The parents of a Grady County Middle School student are speaking out tonight saying their son is the victim of severe bullying.

James and Tracey Bauldree claim their 13-year old son has been choked, slapped, and beaten up at school.

Grady County School officials say they take bullying seriously and investigate every complaint, but the family says administrators aren't doing enough.

Tracey Bauldree says before this year, her son Luke always enjoyed going to school.

"He's a smart kid. He is always interested in learning new stuff. When this happened, this year, several times he's asked us please don't send me back to school. And to me to have your 12 or 13 year old child say they I don't want to go back to school, that is a big deal."

Tracey and her husband James say it started at the beginning of the school year when Luke came home saying he was choked in the bathroom.

"Said mom I can't go to football practice and I asked him why and he pulled his shirt down so I see his throat and he said mom I got choked out at school today. And I said you got choked out but nobody called us about it."

The Bauldrees say the students in the choking and other incidents did get suspended, but only for a couple of days.

"The first incident was written off as horse play which in my opinion doesn't justify what happened. Been very little to no reaction from the school," said James Bauldree.

Grady County Superintendent Dr. Tommy Pharis says they have a zero tolerance policy when it comes to bullying and do investigate every allegation.

"We are going to protect every child. We are not going to say and if anyone does say there are never bullying instances, they are either mistaken or they are not telling themselves the truth."

Tracey Bauldree says there needs to be more education about bullying.
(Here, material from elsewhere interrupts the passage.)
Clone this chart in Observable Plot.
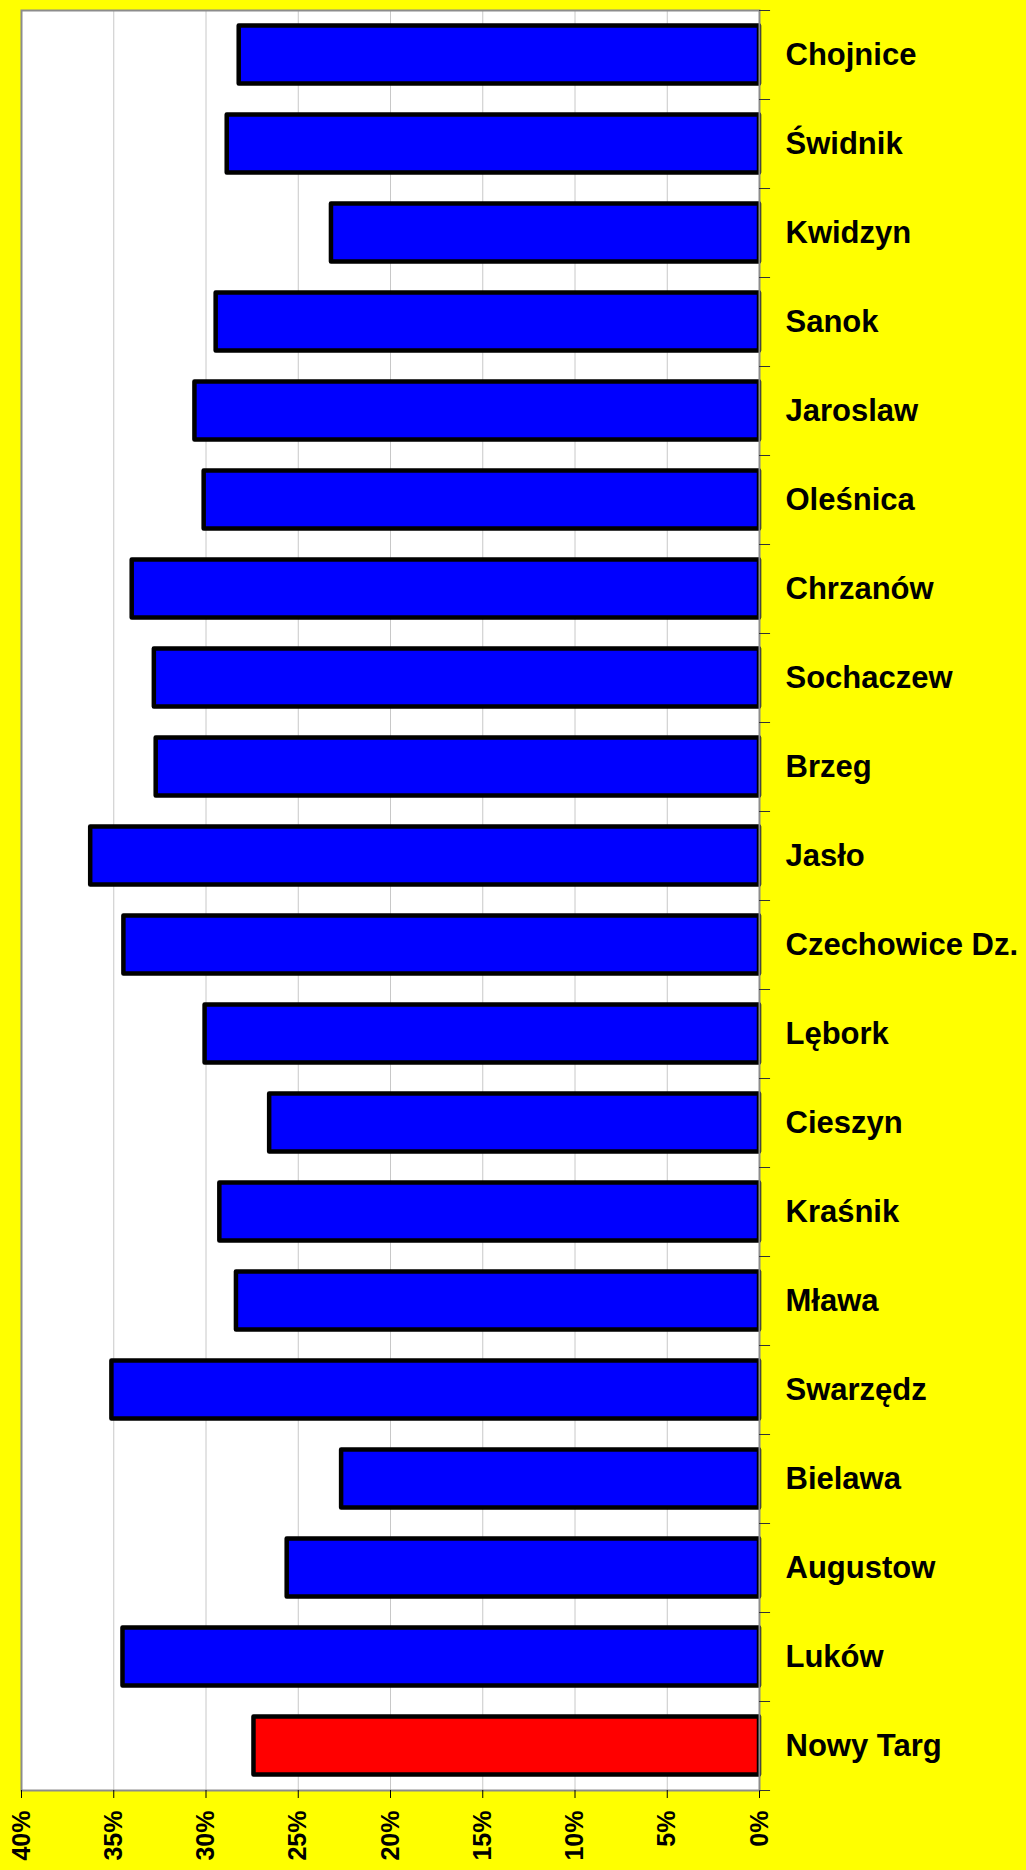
<!DOCTYPE html>
<html>
<head>
<meta charset="utf-8">
<script src="https://cdn.jsdelivr.net/npm/d3@7"></script>
<script src="https://cdn.jsdelivr.net/npm/@observablehq/plot@0.6"></script>
<style>
html, body { margin: 0; padding: 0; background: #ffff00; }
#chart svg { display: block; }
</style>
</head>
<body>
<div id="chart"></div>
<script>
const cities = ["Chojnice", "Świdnik", "Kwidzyn", "Sanok", "Jaroslaw", "Oleśnica", "Chrzanów", "Sochaczew", "Brzeg", "Jasło", "Czechowice Dz.", "Lębork", "Cieszyn", "Kraśnik", "Mława", "Swarzędz", "Bielawa", "Augustow", "Luków", "Nowy Targ"];
const shares = [28.2, 28.85, 23.2, 29.45, 30.6, 30.1, 34.0, 32.8, 32.7, 36.25, 34.45, 30.05, 26.55, 29.25, 28.35, 35.1, 22.65, 25.6, 34.5, 27.4];
const xTicks = [0, 5, 10, 15, 20, 25, 30, 35, 40];
const highlighted = ["Nowy Targ"];

const data = cities.map((city, i) => ({city, share: shares[i]}));

const W = 1026, H = 1870;
const mT = 10, mB = 80, mL = 21, mR = 267;
const band = (H - mT - mB) / cities.length;

const chart = Plot.plot({
  width: W,
  height: H,
  marginTop: mT,
  marginBottom: mB,
  marginLeft: mL,
  marginRight: mR,
  style: {background: "#ffff00", fontFamily: "'Liberation Sans', Arial, sans-serif", color: "black"},
  x: {domain: [40, 0], label: null},
  y: {domain: cities, padding: 0, label: null},
  color: {type: "identity"},
  marks: [
    Plot.frame({fill: "white", stroke: "none"}),
    Plot.gridX(xTicks, {stroke: "#c8c8c8", strokeOpacity: 1, strokeWidth: 1}),
    Plot.barX(data, {
      y: "city", x1: 0, x2: "share",
      fill: d => highlighted.includes(d.city) ? "#ff0000" : "#0000ff",
      stroke: "black", strokeWidth: 4.5, strokeLinejoin: "round",
      insetTop: 15.5, insetBottom: 15.5
    }),
    Plot.frame({stroke: "#8c8c8c", strokeWidth: 2}),
    Plot.axisX(xTicks, {
      anchor: "bottom", tickRotate: -90, tickSize: 8, tickPadding: 12,
      fontSize: 25, fontWeight: "bold", stroke: "black", label: null,
      tickFormat: d => d + "%"
    }),
    Plot.axisY({anchor: "right", tickSize: 0, tickPadding: 26, fontSize: 31, fontWeight: "bold", label: null}),
    Plot.ruleY(cities, {y: d => d, x1: 0, x2: -0.6, dy: -band / 2, stroke: "#333"}),
    Plot.ruleY([cities[cities.length - 1]], {y: d => d, x1: 0, x2: -0.6, dy: band / 2, stroke: "#333"})
  ]
});

document.getElementById("chart").append(chart);
</script>
</body>
</html>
"They don't teach about it enough. They don't act on the bullying enough to where the other kids are saying hey they're cracking down on this, we need to cut it out."

But Pharis says school should not be the only place where students are taught right from wrong.

"I think that a lot of the bullying issue is a lack of respect for other people. And we need to teach those dispositions at school, at home, at church , and in the community."

The Bauldrees say while their son has never threatened suicide, they are worried that if the bullying continues, he may, like others in his situation, try to take his own life.

Superintendent Pharis says they have investigated several allegations of bullying this year that turned out to be false.